Peki, öğrendiğini topluma açıklamak ve gereğini hayata geçirmek için hayatını ortaya koyanlar ne yapar? Vicdanlarına, toplumsal bilinçlerine dayanarak, yılmadan ve bıkmadan gerçekleri dile getirirler. Gerçekler devrimcidir ve bir gün insanın-toplumun yüzleşmesi için tokat gibi onların yüzlerine, doğru olanı vurur. Esas gerçeklere uyanmanın depremi böylece başlar.

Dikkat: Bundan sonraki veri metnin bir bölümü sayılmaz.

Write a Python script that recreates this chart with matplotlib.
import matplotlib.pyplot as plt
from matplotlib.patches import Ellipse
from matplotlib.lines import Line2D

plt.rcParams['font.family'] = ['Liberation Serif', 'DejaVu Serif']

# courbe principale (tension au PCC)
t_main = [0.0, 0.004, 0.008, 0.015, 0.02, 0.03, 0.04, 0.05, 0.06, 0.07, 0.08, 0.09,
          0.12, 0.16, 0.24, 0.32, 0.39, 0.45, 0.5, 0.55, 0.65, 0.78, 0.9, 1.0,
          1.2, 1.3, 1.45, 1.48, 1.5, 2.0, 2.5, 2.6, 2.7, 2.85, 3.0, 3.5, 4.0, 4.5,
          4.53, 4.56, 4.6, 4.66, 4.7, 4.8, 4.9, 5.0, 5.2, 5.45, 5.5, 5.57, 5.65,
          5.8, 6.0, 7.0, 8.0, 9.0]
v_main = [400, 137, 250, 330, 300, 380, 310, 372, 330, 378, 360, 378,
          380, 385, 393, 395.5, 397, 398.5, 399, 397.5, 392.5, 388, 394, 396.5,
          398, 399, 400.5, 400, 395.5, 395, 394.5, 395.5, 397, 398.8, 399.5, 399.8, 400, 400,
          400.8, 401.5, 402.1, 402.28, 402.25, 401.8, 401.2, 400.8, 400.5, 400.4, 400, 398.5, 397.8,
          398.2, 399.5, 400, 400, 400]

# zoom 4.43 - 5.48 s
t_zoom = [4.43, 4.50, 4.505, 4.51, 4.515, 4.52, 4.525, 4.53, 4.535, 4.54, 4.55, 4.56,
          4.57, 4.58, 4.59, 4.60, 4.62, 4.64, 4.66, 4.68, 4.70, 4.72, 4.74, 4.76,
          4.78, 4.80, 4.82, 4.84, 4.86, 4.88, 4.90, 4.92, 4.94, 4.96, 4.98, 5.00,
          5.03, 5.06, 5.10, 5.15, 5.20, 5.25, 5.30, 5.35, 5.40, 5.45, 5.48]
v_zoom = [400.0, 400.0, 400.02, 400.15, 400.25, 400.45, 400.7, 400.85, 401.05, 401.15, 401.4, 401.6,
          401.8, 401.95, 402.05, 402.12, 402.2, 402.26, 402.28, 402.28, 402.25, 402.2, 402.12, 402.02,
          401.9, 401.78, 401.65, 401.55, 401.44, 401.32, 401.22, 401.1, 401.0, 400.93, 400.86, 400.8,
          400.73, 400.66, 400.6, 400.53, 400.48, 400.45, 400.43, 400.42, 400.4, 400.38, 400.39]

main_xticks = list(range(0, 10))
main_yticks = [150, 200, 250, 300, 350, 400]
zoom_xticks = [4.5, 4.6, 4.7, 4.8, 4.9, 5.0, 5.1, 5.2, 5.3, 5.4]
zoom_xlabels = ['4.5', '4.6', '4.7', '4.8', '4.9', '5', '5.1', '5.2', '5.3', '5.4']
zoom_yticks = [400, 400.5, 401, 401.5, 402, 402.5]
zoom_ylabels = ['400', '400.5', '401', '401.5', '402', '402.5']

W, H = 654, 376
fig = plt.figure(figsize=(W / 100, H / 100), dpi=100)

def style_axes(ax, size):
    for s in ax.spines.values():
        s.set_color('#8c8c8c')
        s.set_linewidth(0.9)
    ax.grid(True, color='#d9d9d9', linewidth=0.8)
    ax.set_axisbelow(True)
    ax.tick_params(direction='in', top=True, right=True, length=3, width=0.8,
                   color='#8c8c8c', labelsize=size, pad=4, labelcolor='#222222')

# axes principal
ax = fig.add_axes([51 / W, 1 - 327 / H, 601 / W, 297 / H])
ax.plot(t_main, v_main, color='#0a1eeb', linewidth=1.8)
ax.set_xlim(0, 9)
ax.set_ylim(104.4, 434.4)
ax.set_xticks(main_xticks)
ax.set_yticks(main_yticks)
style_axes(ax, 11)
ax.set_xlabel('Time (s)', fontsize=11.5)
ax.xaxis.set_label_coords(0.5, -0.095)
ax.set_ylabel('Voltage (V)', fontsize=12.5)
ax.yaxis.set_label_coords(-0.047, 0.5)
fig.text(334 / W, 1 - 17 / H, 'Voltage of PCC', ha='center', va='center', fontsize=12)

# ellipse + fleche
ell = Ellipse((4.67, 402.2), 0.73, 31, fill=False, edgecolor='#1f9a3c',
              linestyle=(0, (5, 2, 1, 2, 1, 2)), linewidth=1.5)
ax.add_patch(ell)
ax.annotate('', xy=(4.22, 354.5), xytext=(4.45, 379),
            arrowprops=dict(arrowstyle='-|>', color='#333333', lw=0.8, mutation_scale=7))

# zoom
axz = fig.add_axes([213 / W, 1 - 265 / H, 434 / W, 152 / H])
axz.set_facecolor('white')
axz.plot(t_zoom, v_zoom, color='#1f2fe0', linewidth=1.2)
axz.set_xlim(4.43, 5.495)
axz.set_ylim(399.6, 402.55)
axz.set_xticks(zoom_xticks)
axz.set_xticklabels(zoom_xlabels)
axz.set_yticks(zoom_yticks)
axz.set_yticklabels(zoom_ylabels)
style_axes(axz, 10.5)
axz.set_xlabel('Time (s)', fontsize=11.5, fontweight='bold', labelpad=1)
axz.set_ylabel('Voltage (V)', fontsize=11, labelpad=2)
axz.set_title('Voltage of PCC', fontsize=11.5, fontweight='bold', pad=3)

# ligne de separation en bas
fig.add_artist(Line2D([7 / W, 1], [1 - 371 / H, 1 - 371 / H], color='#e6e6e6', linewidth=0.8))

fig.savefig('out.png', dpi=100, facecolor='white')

6 Şubat, saat 04.20’den beri nöronlarım sorular taşıyor beynime. Yüreğime öfke ve isyan basıyor toplumsal bilincim. Sorular, bilincimi; öfke ve isyan da direncimi besliyor. Yoksa, yakınlarımızın, dostlarımızın, hiç tanımadığımız ama dayanışma duyarlığımızla bildiğimiz tüm kayıplarımızın acısını bir yüreğin taşıması mümkün mü? Bu soru üzerine düşünürken aklıma “deprem çiçeği” geldi. Halk arasında “küstüm otu”, “dokunma bana çiçeği” de denen ve sıcak iklimi seven bitkinin özelliklerinin çok öğretici olduğunu fark ettim. Tehlikeyi hissedince veya birisi dokununca yapraklarını kapatan, bu nedenle de halkın ona “küstüm çiçeği” dediği bitki, depremin sarsıntılarını ya da yarattığı enerji dalgasını hisseder hissetmez kapanıyormuş. Onun için “deprem çiçeği” adını da almış. İnsanlar bu adı vermiş, demek istemiyorum. O zaman, depremle ilgili görevlerini yapmayanlara bir isyan olarak yapraklarını kapattığı anlaşılmaz.

“Deprem çiçeği” yaz döneminde açar, derler. Asi’nin çocuklarının isyanına, kadim kentleri Antakya’nın gözyaşlarına dayanamayan “Deprem Çiçeği”, 9 aydır Asi’nin kıyı boyunca pembe ve eflatun renkli ponpon çiçeklerini açmaya devam ediyor. Depremden sonra beş kezdir gittiğim Antakya’mızda, çocukluğumda o dönemin yağmacı ve yıkımcılarınca yok edilen Asi üzerindeki Roma Köprüsü’nün ayaklarından bana umut saçıyor. Onu, şairler Ali Yüce’nin Antakya Çarşıları ve Süleyman Okay’ın Mahruk’un Kahvesi adına selamlıyorum. Biliyorum ki benzediği toprağı, peşinden gelen kadim kenti seven herkese umut saçmaya devam ediyor.

Ve eminim ki, o kadim Antakya’ya kıyanlara karşı da dallarından çıkardığı dikenleri fırlatıyor. Kadim Antakya’nın ve toprağa can veren Asi’nin çocuklarını DEPREM ÇİÇEĞİ olmaya çağırıyorum.